**GOAL OF THE EXERCISE:** Reproduce, exactly and in full, only the lines below from the one containing "The picture is" through the one containing "16.3, 25.6, 41.9];".

**INFORMATION PROVIDED:**
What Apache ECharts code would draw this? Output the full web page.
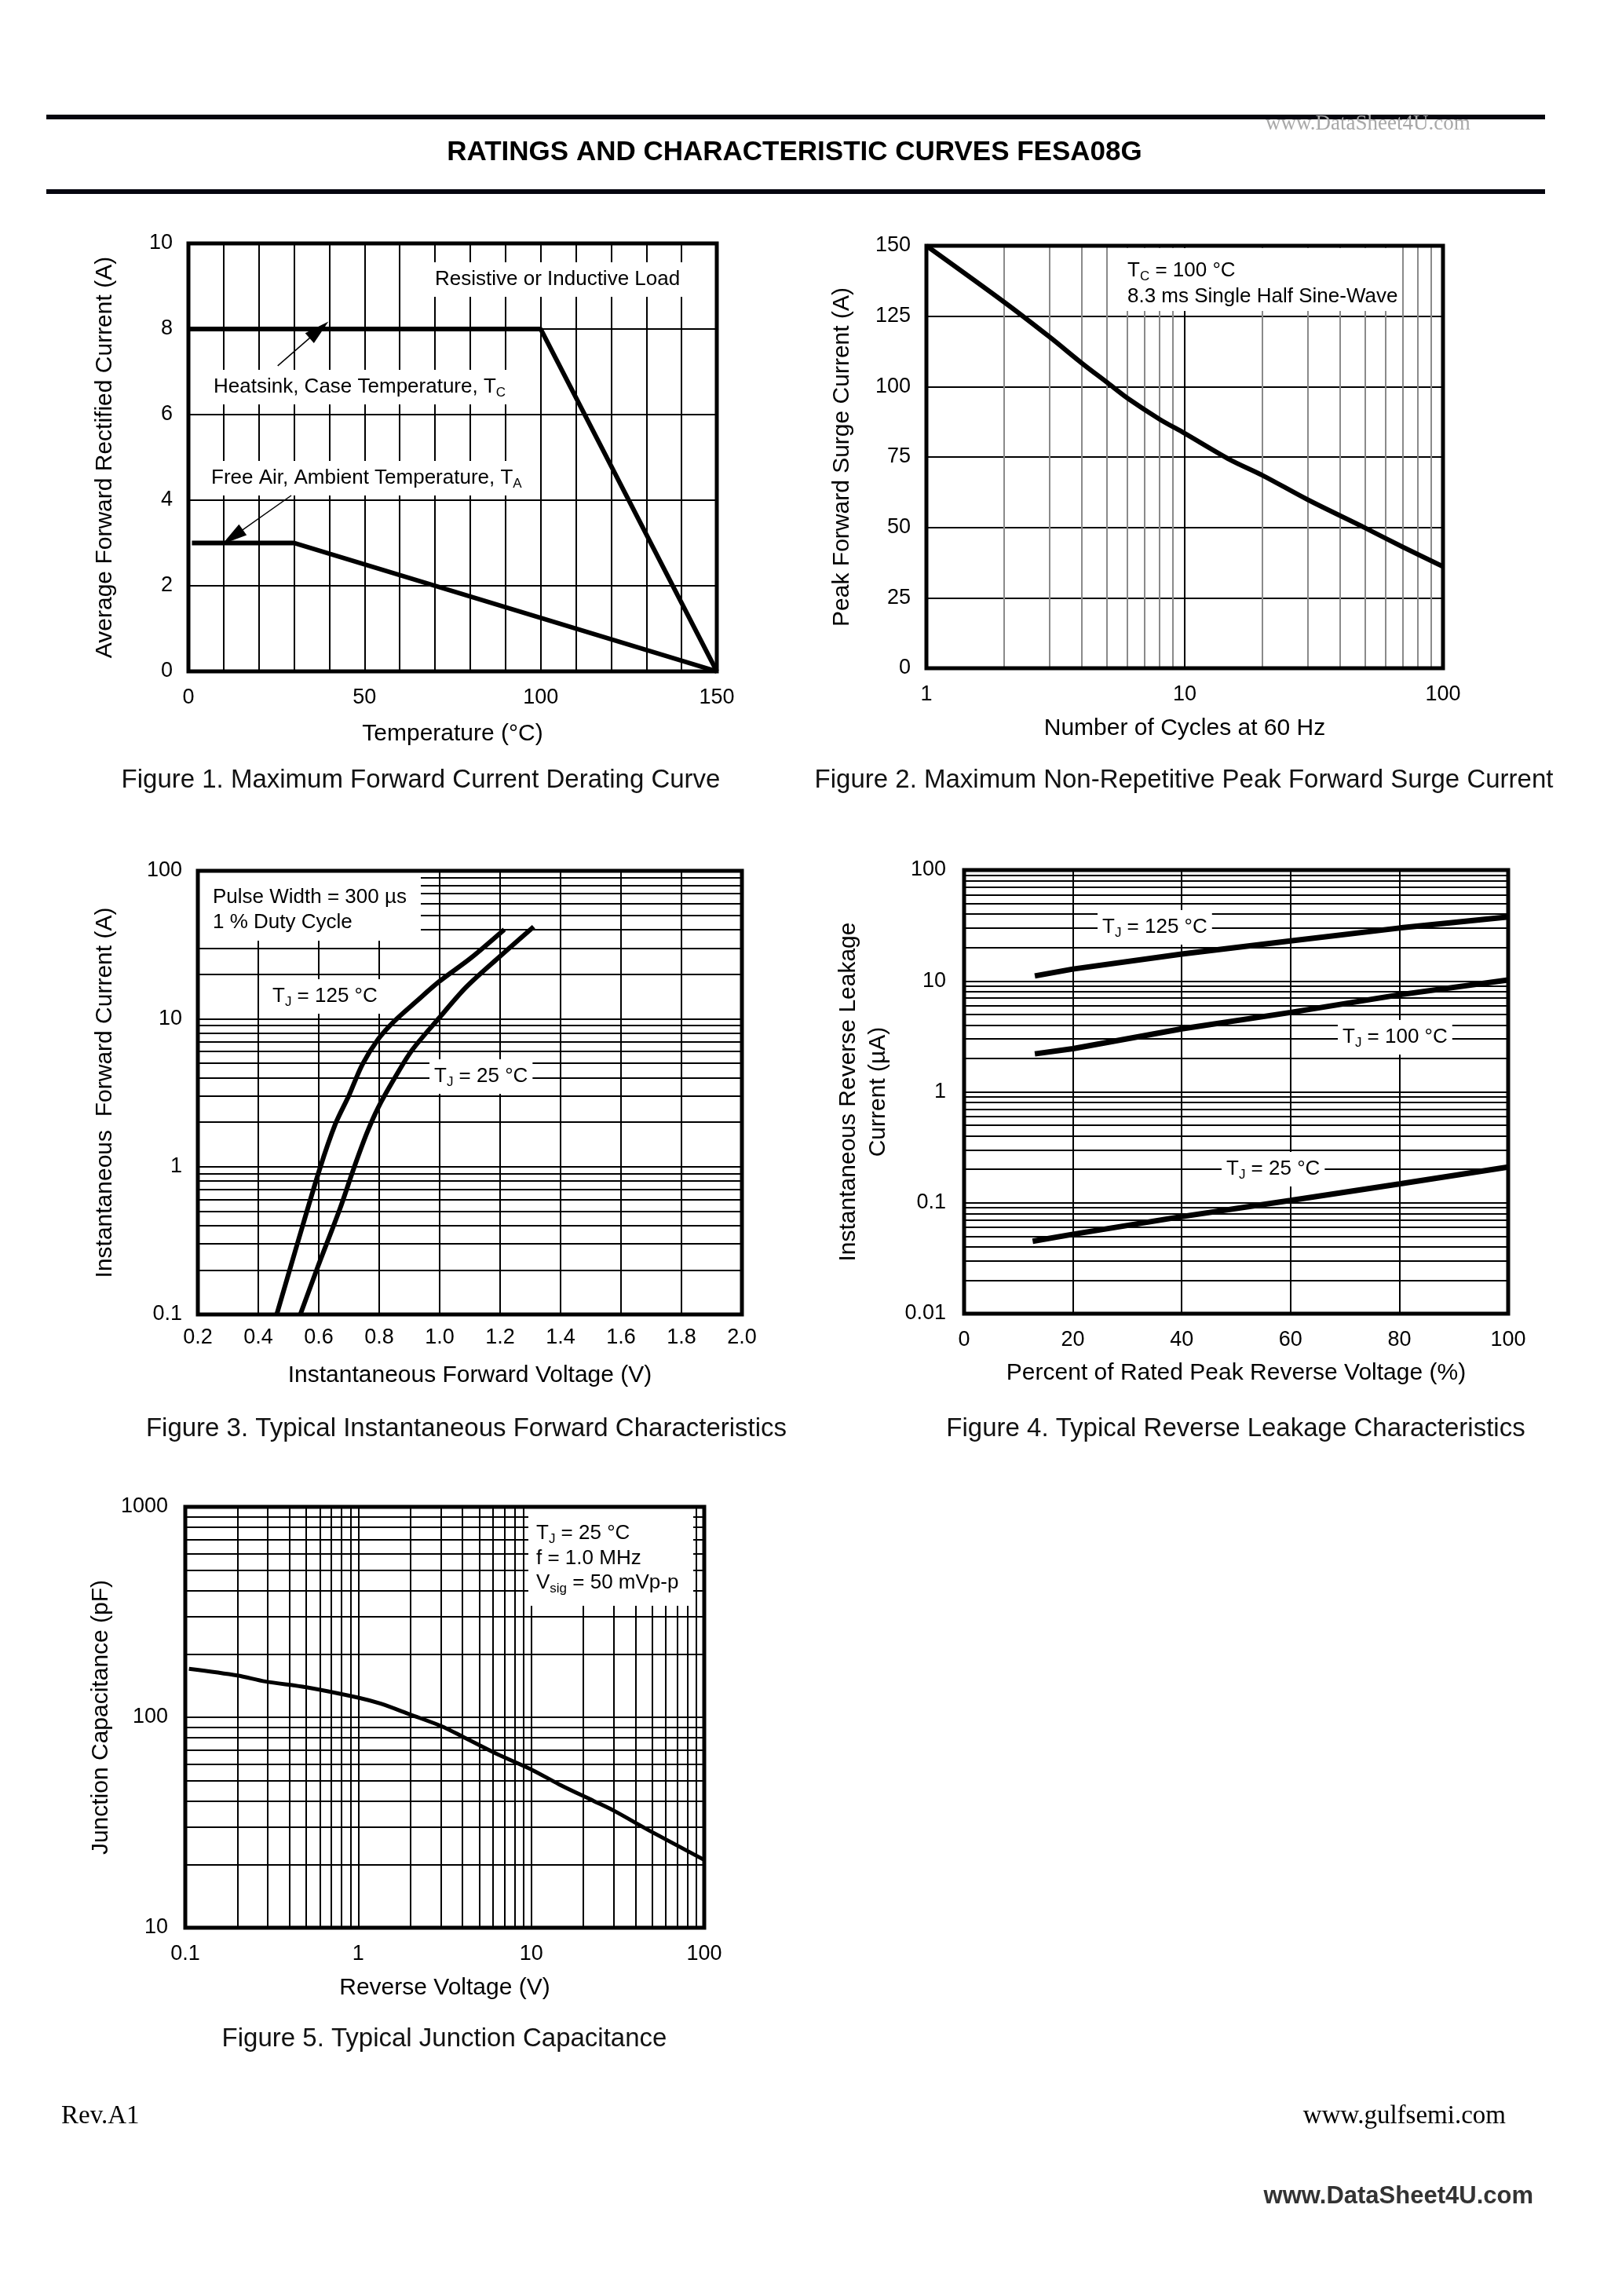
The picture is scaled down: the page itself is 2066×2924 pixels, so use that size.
<!DOCTYPE html>
<html>
<head>
<meta charset="utf-8">
<title>FESA08G ratings and characteristic curves</title>
<script src="https://cdn.jsdelivr.net/npm/echarts@6/dist/echarts.min.js"></script>
<style>
  html, body { margin: 0; padding: 0; background: #fff; }
  #page { width: 2066px; height: 2924px; }
</style>
</head>
<body>
<div id="page"></div>
<script>
// Figure 1 - derating curve
const fig1TcTemp = [0, 100, 150];
const fig1TcCurrent = [8, 8, 0];
const fig1TaTemp = [1, 30, 150];
const fig1TaCurrent = [3, 3, 0];

// Figure 2 - peak forward surge current
const fig2Cycles = [1, 2, 3, 4, 5, 6, 8, 10, 15, 20, 30, 50, 70, 100];
const fig2Surge = [150, 130, 117.6, 108.3, 101.5, 95.9, 88.4, 83.4, 74, 68.5, 59.8, 49.8, 43, 36.1];

// Figure 3 - forward characteristics
const fig3Volt125 = [0.461, 0.528, 0.603, 0.655, 0.700, 0.744, 0.796, 0.849, 0.923, 0.998, 1.102, 1.214];
const fig3Amp125 = [0.1, 0.295, 0.96, 1.94, 3.03, 4.89, 7.24, 9.58, 13.1, 17.8, 25.6, 40.1];
const fig3Volt25 = [0.539, 0.595, 0.670, 0.715, 0.759, 0.796, 0.849, 0.908, 0.998, 1.087, 1.192, 1.311];
const fig3Amp25 = [0.1, 0.205, 0.518, 0.96, 1.68, 2.49, 3.9, 6.1, 10.1, 16.3, 25.6, 41.9];

// Figure 4 - reverse leakage
const fig4Percent = [13, 20, 40, 60, 80, 100];
const fig4Leak125 = [11.1, 12.8, 17.5, 23, 30, 37.8];
const fig4Leak100 = [2.2, 2.45, 3.7, 5.2, 7.5, 10.2];
const fig4Percent25 = [12.6, 20, 40, 60, 80, 100];
const fig4Leak25 = [0.045, 0.052, 0.075, 0.105, 0.148, 0.21];

// Figure 5 - junction capacitance
const fig5Volt = [0.105, 0.2, 0.29, 0.5, 1, 1.35, 2, 3, 4, 6.2, 10, 14.5, 23, 30, 48, 100];
const fig5Cap = [170, 158, 148, 139, 124, 116, 103, 91, 81, 67.5, 56.5, 48, 40, 36, 29, 21];

const FONT = '"Liberation Sans", Arial, Helvetica, sans-serif';
const SERIF = '"Liberation Serif", "Times New Roman", serif';

const pairs = (xs, ys) => xs.map((x, i) => [x, ys[i]]);
const logLabel = v => String(+(+v).toPrecision(6));

// 2..9 x 10^k between min and max (log axis minor grid)
function minorLogValues(min, max) {
  const out = [];
  for (let d = min; d < max * 0.999; d *= 10) {
    for (let m = 2; m <= 9; m++) out.push(+(m * d).toPrecision(6));
  }
  return out;
}

function gridLines(idx, axis, values, color) {
  return {
    type: 'line', xAxisIndex: idx, yAxisIndex: idx, data: [], z: 0, silent: true,
    markLine: {
      z: 0, silent: true, symbol: 'none', animation: false,
      label: { show: false },
      lineStyle: { color: color, width: 2, type: 'solid' },
      data: values.map(v => ({ [axis]: v }))
    }
  };
}

function curve(idx, data, width, smooth) {
  return {
    type: 'line', xAxisIndex: idx, yAxisIndex: idx, data: data, z: 3,
    showSymbol: false, smooth: smooth || false, silent: true,
    lineStyle: { color: '#000', width: width }
  };
}

function axis(o) {
  return Object.assign({
    axisLine: { show: false },
    axisTick: { show: false },
    nameLocation: 'middle',
    nameTextStyle: { color: '#000', fontSize: 30, fontFamily: FONT, lineHeight: 38 },
    splitLine: { show: true, lineStyle: { color: '#000', width: 2 } }
  }, o, {
    axisLabel: Object.assign({ color: '#000', fontSize: 27, fontFamily: FONT, margin: 20,
      showMinLabel: true, showMaxLabel: true }, o.axisLabel || {})
  });
}

const rich = {
  m: { fill: '#000', fontSize: 26, fontFamily: FONT, lineHeight: 32 },
  s: { fill: '#000', fontSize: 17, fontFamily: FONT, lineHeight: 14, verticalAlign: 'bottom' }
};

function label(x, y, text, bg) {
  return {
    type: 'text', x: x, y: y, z: 1,
    style: Object.assign({
      text: text, rich: rich, align: 'left', verticalAlign: 'middle',
      fill: '#000', font: '26px ' + FONT
    }, bg ? { backgroundColor: '#fff', padding: [6, 6, 6, 6] } : {})
  };
}

function box(x, y, w, h) {
  return { type: 'rect', z: 1, shape: { x: x, y: y, width: w, height: h },
    style: { fill: '#fff', stroke: null } };
}

function caption(x, y, text) {
  return { type: 'text', x: x, y: y, z: 10,
    style: { text: text, align: 'center', verticalAlign: 'middle', fill: '#111', font: '33px ' + FONT } };
}

const chart = echarts.init(document.getElementById('page'));

chart.setOption({
  backgroundColor: '#fff',
  animation: false,
  grid: [
    { left: 240, top: 310, width: 673, height: 545 },
    { left: 1180, top: 313, width: 658, height: 538 },
    { left: 252, top: 1109, width: 693, height: 565 },
    { left: 1228, top: 1108, width: 693, height: 565 },
    { left: 236, top: 1919, width: 661, height: 536 }
  ].map(g => Object.assign({ show: true, borderColor: '#000', borderWidth: 5,
    backgroundColor: 'transparent', z: 5 }, g)),
  xAxis: [
    axis({ gridIndex: 0, type: 'value', min: 0, max: 150, interval: 10,
      name: 'Temperature (°C)', nameGap: 61,
      axisLabel: { formatter: v => (v % 50 === 0 ? String(v) : '') } }),
    axis({ gridIndex: 1, type: 'log', min: 1, max: 100,
      name: 'Number of Cycles at 60 Hz', nameGap: 58,
      axisLabel: { formatter: logLabel } }),
    axis({ gridIndex: 2, type: 'value', min: 0.2, max: 2.0, interval: 0.2,
      name: 'Instantaneous Forward Voltage (V)', nameGap: 59,
      axisLabel: { formatter: v => (+v).toFixed(1), margin: 16 } }),
    axis({ gridIndex: 3, type: 'value', min: 0, max: 100, interval: 20,
      name: 'Percent of Rated Peak Reverse Voltage (%)', nameGap: 57 }),
    axis({ gridIndex: 4, type: 'log', min: 0.1, max: 100,
      name: 'Reverse Voltage (V)', nameGap: 58,
      axisLabel: { formatter: logLabel } })
  ],
  yAxis: [
    axis({ gridIndex: 0, type: 'value', min: 0, max: 10, interval: 2,
      name: 'Average Forward Rectified Current (A)', nameGap: 87 }),
    axis({ gridIndex: 1, type: 'value', min: 0, max: 150, interval: 25,
      name: 'Peak Forward Surge Current (A)', nameGap: 88 }),
    axis({ gridIndex: 2, type: 'log', min: 0.1, max: 100,
      name: 'Instantaneous  Forward Current (A)', nameGap: 99,
      axisLabel: { formatter: logLabel } }),
    axis({ gridIndex: 3, type: 'log', min: 0.01, max: 100,
      name: 'Instantaneous Reverse Leakage\nCurrent (µA)', nameGap: 90,
      axisLabel: { formatter: logLabel, margin: 23 } }),
    axis({ gridIndex: 4, type: 'log', min: 10, max: 1000,
      name: 'Junction Capacitance (pF)', nameGap: 88,
      axisLabel: { formatter: logLabel, margin: 22 } })
  ],
  series: [
    // figure 1
    curve(0, pairs(fig1TcTemp, fig1TcCurrent), 6),
    curve(0, pairs(fig1TaTemp, fig1TaCurrent), 6),
    {
      type: 'line', xAxisIndex: 0, yAxisIndex: 0, data: [], silent: true,
      markLine: {
        z: 4, silent: true, animation: false,
        symbol: ['none', 'triangle'], symbolSize: [17, 32],
        label: { show: false },
        lineStyle: { color: '#000', width: 1.5, type: 'solid' },
        data: [
          [{ coord: [25.35, 7.14] }, { coord: [37.07, 7.98] }],
          [{ coord: [29.2, 4.11] }, { coord: [12.53, 3.14] }]
        ]
      }
    },
    // figure 2
    gridLines(1, 'xAxis', minorLogValues(1, 100), '#8a8a8a'),
    curve(1, pairs(fig2Cycles, fig2Surge), 6, 0.3),
    // figure 3
    gridLines(2, 'yAxis', minorLogValues(0.1, 100), '#000'),
    curve(2, pairs(fig3Volt125, fig3Amp125), 6, 0.3),
    curve(2, pairs(fig3Volt25, fig3Amp25), 6, 0.3),
    // figure 4
    gridLines(3, 'yAxis', minorLogValues(0.01, 100), '#000'),
    curve(3, pairs(fig4Percent, fig4Leak125), 7),
    curve(3, pairs(fig4Percent, fig4Leak100), 7),
    curve(3, pairs(fig4Percent25, fig4Leak25), 7),
    // figure 5
    gridLines(4, 'xAxis', minorLogValues(0.1, 100), '#000'),
    gridLines(4, 'yAxis', minorLogValues(10, 1000), '#000'),
    curve(4, pairs(fig5Volt, fig5Cap), 5, 0.3)
  ],
  graphic: [
    // page header
    { type: 'line', z: 10, shape: { x1: 59, y1: 149, x2: 1968, y2: 149 },
      style: { stroke: '#05050f', lineWidth: 6 } },
    { type: 'line', z: 10, shape: { x1: 59, y1: 244, x2: 1968, y2: 244 },
      style: { stroke: '#05050f', lineWidth: 6 } },
    { type: 'text', x: 1012, y: 194, z: 10,
      style: { text: 'RATINGS AND CHARACTERISTIC CURVES FESA08G', align: 'center',
        verticalAlign: 'middle', fill: '#000', font: 'bold 35px ' + FONT } },
    { type: 'text', x: 1612, y: 158, z: 10,
      style: { text: 'www.DataSheet4U.com', align: 'left', verticalAlign: 'middle',
        fill: '#a8a8a8', font: '27px ' + SERIF } },

    // figure 1 annotations
    label(548, 356, '{m|Resistive or Inductive Load}', true),
    label(266, 493, '{m|Heatsink, Case Temperature, T}{s|C}', true),
    label(263, 609, '{m|Free Air, Ambient Temperature, T}{s|A}', true),

    // figure 2 annotation box
    box(1427, 316, 359, 80),
    label(1436, 345, '{m|T}{s|C}{m| = 100 °C}'),
    label(1436, 378, '{m|8.3 ms Single Half Sine-Wave}'),

    // figure 3 annotations
    box(254, 1111, 282, 87),
    label(271, 1143, '{m|Pulse Width = 300 µs}'),
    label(271, 1175, '{m|1 % Duty Cycle}'),
    label(341, 1269, '{m|T}{s|J}{m| = 125 °C}', true),
    label(547, 1371, '{m|T}{s|J}{m| = 25 °C}', true),

    // figure 4 annotations
    label(1398, 1181, '{m|T}{s|J}{m| = 125 °C}', true),
    label(1704, 1321, '{m|T}{s|J}{m| = 100 °C}', true),
    label(1556, 1489, '{m|T}{s|J}{m| = 25 °C}', true),

    // figure 5 annotation box
    box(673, 1921, 210, 124),
    label(683, 1953, '{m|T}{s|J}{m| = 25 °C}'),
    label(683, 1985, '{m|f = 1.0 MHz}'),
    label(683, 2016, '{m|V}{s|sig}{m| = 50 mVp-p}'),

    // captions
    caption(536, 994, 'Figure 1. Maximum Forward Current Derating Curve'),
    caption(1508, 994, 'Figure 2. Maximum Non-Repetitive Peak Forward Surge Current'),
    caption(594, 1820, 'Figure 3. Typical Instantaneous Forward Characteristics'),
    caption(1574, 1820, 'Figure 4. Typical Reverse Leakage Characteristics'),
    caption(566, 2597, 'Figure 5. Typical Junction Capacitance'),

    // footer
    { type: 'text', x: 78, y: 2695, z: 10,
      style: { text: 'Rev.A1', align: 'left', verticalAlign: 'middle',
        fill: '#000', font: '33px ' + SERIF } },
    { type: 'text', x: 1918, y: 2695, z: 10,
      style: { text: 'www.gulfsemi.com', align: 'right', verticalAlign: 'middle',
        fill: '#000', font: '33px ' + SERIF } },
    { type: 'text', x: 1953, y: 2797, z: 10,
      style: { text: 'www.DataSheet4U.com', align: 'right', verticalAlign: 'middle',
        fill: '#333', font: 'bold 31px "Liberation Sans Narrow", "Arial Narrow", ' + FONT } }
  ]
});
</script>
</body>
</html>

**REPLY:**
The picture is scaled down: the page itself is 2066×2924 pixels, so use that size.
<!DOCTYPE html>
<html>
<head>
<meta charset="utf-8">
<title>FESA08G ratings and characteristic curves</title>
<script src="https://cdn.jsdelivr.net/npm/echarts@6/dist/echarts.min.js"></script>
<style>
  html, body { margin: 0; padding: 0; background: #fff; }
  #page { width: 2066px; height: 2924px; }
</style>
</head>
<body>
<div id="page"></div>
<script>
// Figure 1 - derating curve
const fig1TcTemp = [0, 100, 150];
const fig1TcCurrent = [8, 8, 0];
const fig1TaTemp = [1, 30, 150];
const fig1TaCurrent = [3, 3, 0];

// Figure 2 - peak forward surge current
const fig2Cycles = [1, 2, 3, 4, 5, 6, 8, 10, 15, 20, 30, 50, 70, 100];
const fig2Surge = [150, 130, 117.6, 108.3, 101.5, 95.9, 88.4, 83.4, 74, 68.5, 59.8, 49.8, 43, 36.1];

// Figure 3 - forward characteristics
const fig3Volt125 = [0.461, 0.528, 0.603, 0.655, 0.700, 0.744, 0.796, 0.849, 0.923, 0.998, 1.102, 1.214];
const fig3Amp125 = [0.1, 0.295, 0.96, 1.94, 3.03, 4.89, 7.24, 9.58, 13.1, 17.8, 25.6, 40.1];
const fig3Volt25 = [0.539, 0.595, 0.670, 0.715, 0.759, 0.796, 0.849, 0.908, 0.998, 1.087, 1.192, 1.311];
const fig3Amp25 = [0.1, 0.205, 0.518, 0.96, 1.68, 2.49, 3.9, 6.1, 10.1, 16.3, 25.6, 41.9];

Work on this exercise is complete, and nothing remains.